TEMSAD Yönetim Kurulu Başkanı Adil Nalbant ise konuşmasında, “Pakistan’ın makine ithalatındaki her bir alt ürün grubu, Türk tekstil makineleri üreticileri için fırsatlar sunuyor. Buradaki en büyük eksikliğimiz, finans enstrümanlarının azlığıdır. Asya pazarlarındaki rekabetimizi, bölgedeki rakip ülkelerin sağladığı finans desteklerine benzer desteklerle sağlayabiliriz.” dedi.

“PAKİSTAN, BÜYÜK FIRSATLAR SUNUYOR”

Etkinliğin açılışında konuşan TİM Yönetim Kurulu Başkanı İsmail Gülle de “Bölgelerinde yükselen en önemli ekonomik güçler olan Türkiye ve Pakistan arasında, birçok sektörde önemli fırsatlar bulunuyor. Pakistan’a yönelik düzenlenen sanal ticaret heyetimiz yeni ticari fırsatları doğuracaktır. Pakistan’a ihracatımız 2020 yılında yüzde 13 artışla 620,1 milyon dolara ulaştı. Kısa zamanda Pakistan’a ihracatta, 1 milyar dolar eşiğini aşacağımıza inanıyorum.” ifadelerini kullandı.

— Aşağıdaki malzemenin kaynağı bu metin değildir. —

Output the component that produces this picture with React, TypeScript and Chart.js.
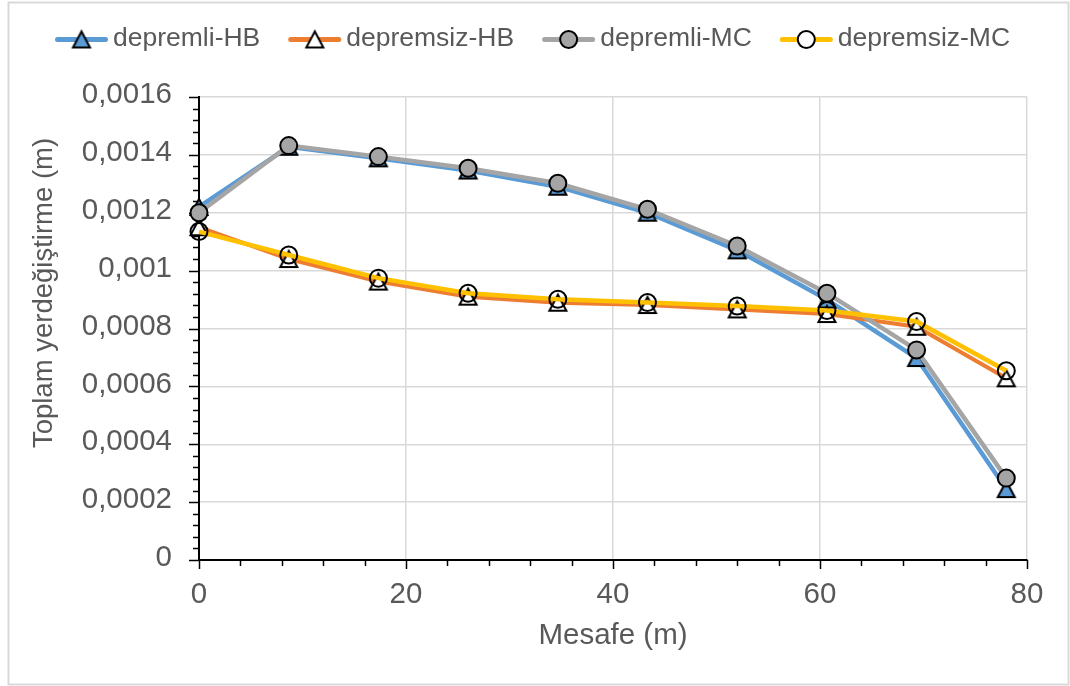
import React, { useEffect, useRef } from 'react';
import { Chart, registerables } from 'chart.js';

Chart.register(...registerables);

// ---- data ----
const mesafe = [0, 8.67, 17.33, 26, 34.67, 43.33, 52, 60.67, 69.33, 78];
const depremliHB = [0.00122, 0.001428, 0.001388, 0.001346, 0.00129, 0.0012, 0.00107, 0.0009, 0.000698, 0.000245];
const depremsizHB = [0.00115, 0.00104, 0.000962, 0.00091, 0.000889, 0.000881, 0.000866, 0.00085, 0.000806, 0.000628];
const depremliMC = [0.0012, 0.001432, 0.001394, 0.001354, 0.001302, 0.001212, 0.001085, 0.000922, 0.000726, 0.000283];
const depremsizMC = [0.001135, 0.001054, 0.000974, 0.000922, 0.000901, 0.00089, 0.000878, 0.000862, 0.000824, 0.000654];

const seriesNames = ['depremli-HB', 'depremsiz-HB', 'depremli-MC', 'depremsiz-MC'];
const xTickValues = [0, 20, 40, 60, 80];
const xTickLabels = ['0', '20', '40', '60', '80'];
const yTickValues = [0, 0.0002, 0.0004, 0.0006, 0.0008, 0.001, 0.0012, 0.0014, 0.0016];
const yTickLabels = ['0', '0,0002', '0,0004', '0,0006', '0,0008', '0,001', '0,0012', '0,0014', '0,0016'];
const xTitle = 'Mesafe (m)';
const yTitle = 'Toplam yerdeğiştirme (m)';

const FONT = '"Liberation Sans", Arial, sans-serif';
const TEXT = '#595959';
const BLUE = '#5B9BD5';
const ORANGE = '#ED7D31';
const GRAY = '#A5A5A5';
const YELLOW = '#FFC000';

function makeTriangle(fill: string): HTMLCanvasElement {
  const c = document.createElement('canvas');
  c.width = 22;
  c.height = 22;
  const g = c.getContext('2d')!;
  g.beginPath();
  g.moveTo(11, 3);
  g.lineTo(2.5, 19);
  g.lineTo(19.5, 19);
  g.closePath();
  g.fillStyle = fill;
  g.fill();
  g.lineWidth = 2;
  g.strokeStyle = '#000';
  g.lineJoin = 'miter';
  g.stroke();
  return c;
}

export default function App() {
  const ref = useRef<HTMLCanvasElement | null>(null);

  useEffect(() => {
    const canvas = ref.current;
    if (!canvas) return;
    const triBlue = makeTriangle(BLUE);
    const triWhite = makeTriangle('#FFFFFF');

    const toPts = (arr: number[]) => arr.map((v, i) => ({ x: mesafe[i], y: v }));

    const legendItems = [
      { name: seriesNames[0], color: BLUE, kind: 'tri', img: triBlue, fill: BLUE },
      { name: seriesNames[1], color: ORANGE, kind: 'tri', img: triWhite, fill: '#fff' },
      { name: seriesNames[2], color: GRAY, kind: 'circle', img: null, fill: GRAY },
      { name: seriesNames[3], color: YELLOW, kind: 'circle', img: null, fill: '#fff' },
    ];

    const decor = {
      id: 'decor',
      beforeDraw(chart: any) {
        const ctx = chart.ctx;
        ctx.save();
        ctx.fillStyle = '#fff';
        ctx.fillRect(0, 0, chart.width, chart.height);
        ctx.strokeStyle = '#d9d9d9';
        ctx.lineWidth = 2;
        ctx.strokeRect(8.5, 2.5, 1060, 682);
        ctx.restore();
      },
      beforeDatasetsDraw(chart: any) {
        const { ctx, chartArea } = chart;
        const x = chart.scales.x;
        const y = chart.scales.y;
        ctx.save();
        ctx.strokeStyle = '#000';
        ctx.lineWidth = 1.5;
        const xMinor = (xTickValues[1] - xTickValues[0]) / 5;
        const nx = Math.round((x.max - x.min) / xMinor);
        for (let i = 0; i <= nx; i++) {
          const px = Math.round(x.getPixelForValue(x.min + i * xMinor)) + 0.5;
          const len = i % 5 === 0 ? 9 : 6;
          ctx.beginPath();
          ctx.moveTo(px, chartArea.bottom);
          ctx.lineTo(px, chartArea.bottom + len);
          ctx.stroke();
        }
        const yMinor = (yTickValues[1] - yTickValues[0]) / 5;
        const ny = Math.round((y.max - y.min) / yMinor);
        for (let i = 0; i <= ny; i++) {
          const py = Math.round(y.getPixelForValue(y.min + i * yMinor)) + 0.5;
          const len = i % 5 === 0 ? 10 : 6;
          ctx.beginPath();
          ctx.moveTo(chartArea.left, py);
          ctx.lineTo(chartArea.left - len, py);
          ctx.stroke();
        }
        // y axis title
        ctx.translate(44, 293);
        ctx.rotate(-Math.PI / 2);
        ctx.font = `27.5px ${FONT}`;
        ctx.fillStyle = TEXT;
        ctx.textAlign = 'center';
        ctx.textBaseline = 'middle';
        ctx.fillText(yTitle, 0, 0);
        ctx.restore();
      },
      afterDraw(chart: any) {
        const ctx = chart.ctx;
        ctx.save();
        ctx.font = `26.5px ${FONT}`;
        ctx.textAlign = 'left';
        ctx.textBaseline = 'middle';
        let cx = 55;
        const ly = 39.5;
        for (const it of legendItems) {
          ctx.strokeStyle = it.color;
          ctx.lineWidth = 5;
          ctx.lineCap = 'round';
          ctx.beginPath();
          ctx.moveTo(cx + 2.5, ly);
          ctx.lineTo(cx + 50.5, ly);
          ctx.stroke();
          const mx = cx + 26.5;
          if (it.kind === 'tri' && it.img) {
            ctx.drawImage(it.img, mx - 11, ly - 11);
          } else {
            ctx.beginPath();
            ctx.arc(mx, ly, 8.5, 0, Math.PI * 2);
            ctx.fillStyle = it.fill;
            ctx.fill();
            ctx.lineWidth = 2;
            ctx.strokeStyle = '#000';
            ctx.stroke();
          }
          ctx.fillStyle = TEXT;
          ctx.fillText(it.name, cx + 58, 39);
          cx += 58 + ctx.measureText(it.name).width + 28;
        }
        ctx.restore();
      },
    };

    const chart = new Chart(canvas, {
      type: 'line',
      data: {
        datasets: [
          {
            label: seriesNames[0],
            data: toPts(depremliHB),
            borderColor: BLUE,
            borderWidth: 4.5,
            pointStyle: triBlue as any,
            pointRadius: 9,
            order: 4,
            clip: false as any,
          },
          {
            label: seriesNames[1],
            data: toPts(depremsizHB),
            borderColor: ORANGE,
            borderWidth: 4,
            pointStyle: triWhite as any,
            pointRadius: 9,
            order: 3,
            clip: false as any,
          },
          {
            label: seriesNames[2],
            data: toPts(depremliMC),
            borderColor: GRAY,
            borderWidth: 4.5,
            pointStyle: 'circle',
            pointRadius: 8.5,
            pointBorderWidth: 2,
            pointBorderColor: '#000',
            pointBackgroundColor: GRAY,
            order: 2,
            clip: false as any,
          },
          {
            label: seriesNames[3],
            data: toPts(depremsizMC),
            borderColor: YELLOW,
            borderWidth: 4.5,
            pointStyle: 'circle',
            pointRadius: 8.5,
            pointBorderWidth: 2,
            pointBorderColor: '#000',
            pointBackgroundColor: 'rgba(255,255,255,0)',
            order: 1,
            clip: false as any,
          },
        ],
      },
      options: {
        animation: false,
        responsive: false,
        devicePixelRatio: 1,
        layout: { padding: { left: 0, right: 43, top: 97, bottom: 0 } },
        plugins: {
          legend: { display: false },
          tooltip: { enabled: false },
        },
        elements: { line: { tension: 0 } },
        scales: {
          x: {
            type: 'linear',
            min: 0,
            max: 80,
            afterBuildTicks: (s: any) => {
              s.ticks = xTickValues.map((v) => ({ value: v }));
            },
            afterFit: (s: any) => {
              s.height = 126;
            },
            ticks: {
              font: { family: FONT, size: 29.5 },
              color: TEXT,
              padding: 17,
              maxRotation: 0,
              callback: (v: any) => xTickLabels[xTickValues.indexOf(Number(v))] ?? '',
            },
            grid: { color: '#d9d9d9', lineWidth: 1.5, drawTicks: false },
            border: { color: '#000', width: 2 },
            title: {
              display: true,
              text: xTitle,
              font: { family: FONT, size: 29.5 },
              color: TEXT,
              padding: { top: 0, bottom: 32 },
            },
          },
          y: {
            type: 'linear',
            min: 0,
            max: 0.0016,
            afterBuildTicks: (s: any) => {
              s.ticks = yTickValues.map((v) => ({ value: v }));
            },
            afterFit: (s: any) => {
              s.width = 199;
            },
            ticks: {
              font: { family: FONT, size: 29.5 },
              color: TEXT,
              padding: 27,
              labelOffset: -2,
              callback: (v: any) => {
                const i = yTickValues.findIndex((t) => Math.abs(t - Number(v)) < 1e-9);
                return i >= 0 ? yTickLabels[i] : '';
              },
            },
            grid: { color: '#d9d9d9', lineWidth: 1.5, drawTicks: false },
            border: { color: '#000', width: 2 },
          },
        },
      },
      plugins: [decor],
    });

    return () => {
      chart.destroy();
    };
  }, []);

  return (
    <div style={{ position: 'absolute', left: 0, top: 0, width: 1070, height: 686, background: '#fff' }}>
      <canvas ref={ref} width={1070} height={686} style={{ display: 'block' }} />
    </div>
  );
}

“UZUN SOLUKLU HEDEFLER KOYMALIYIZ”

Etkinlikte, katılımcılar Pakistan’ın ticaret kültürü ve ekonomik yapısı hakkında İslamabad Büyükelçisi İhsan Mustafa Yurdakul, İslamabad Ticaret Müşaviri Demir Ahmet Şahin ve Karaçi Ticaret Ataşesi Eyyup Yıldırım tarafından bilgilendirildi. İslamabad Büyükelçisi İhsan Mustafa Yurdakul, sunumunda, “Pakistan ile ticaretimiz geliştirmek istiyorsak, bir yıllık değil 50 yıllık hedefler belirlemeliyiz. Fuarlar çok önemli, sadece makine fuarlarına değil diğer tekstil fuarlarına da Pakistan’dan daha çok yatırımcının katılımı için elimizden geleni yapmalıyız. Diğer yandan Pakistan, Çin iş birliğinde, önemli serbest bölge yatırımlarına da başlamış durumda. Bu bölgelerde tekstil sektörünün ayrıcalıklı bir konumu da olacak. Dolayısıyla Türk tekstil sektörünün de sahip olduğu bilgi birikimiyle Pakistan’da daha güçlü yer alabileceğini değerlendiriyorum.” ifadelerini kullandı. Heyete katılan 16 tekstil makine imalatçısı organizasyon süresince Pakistanlı muhataplarıyla 180’e yakın ikili iş görüşmesi yaptı.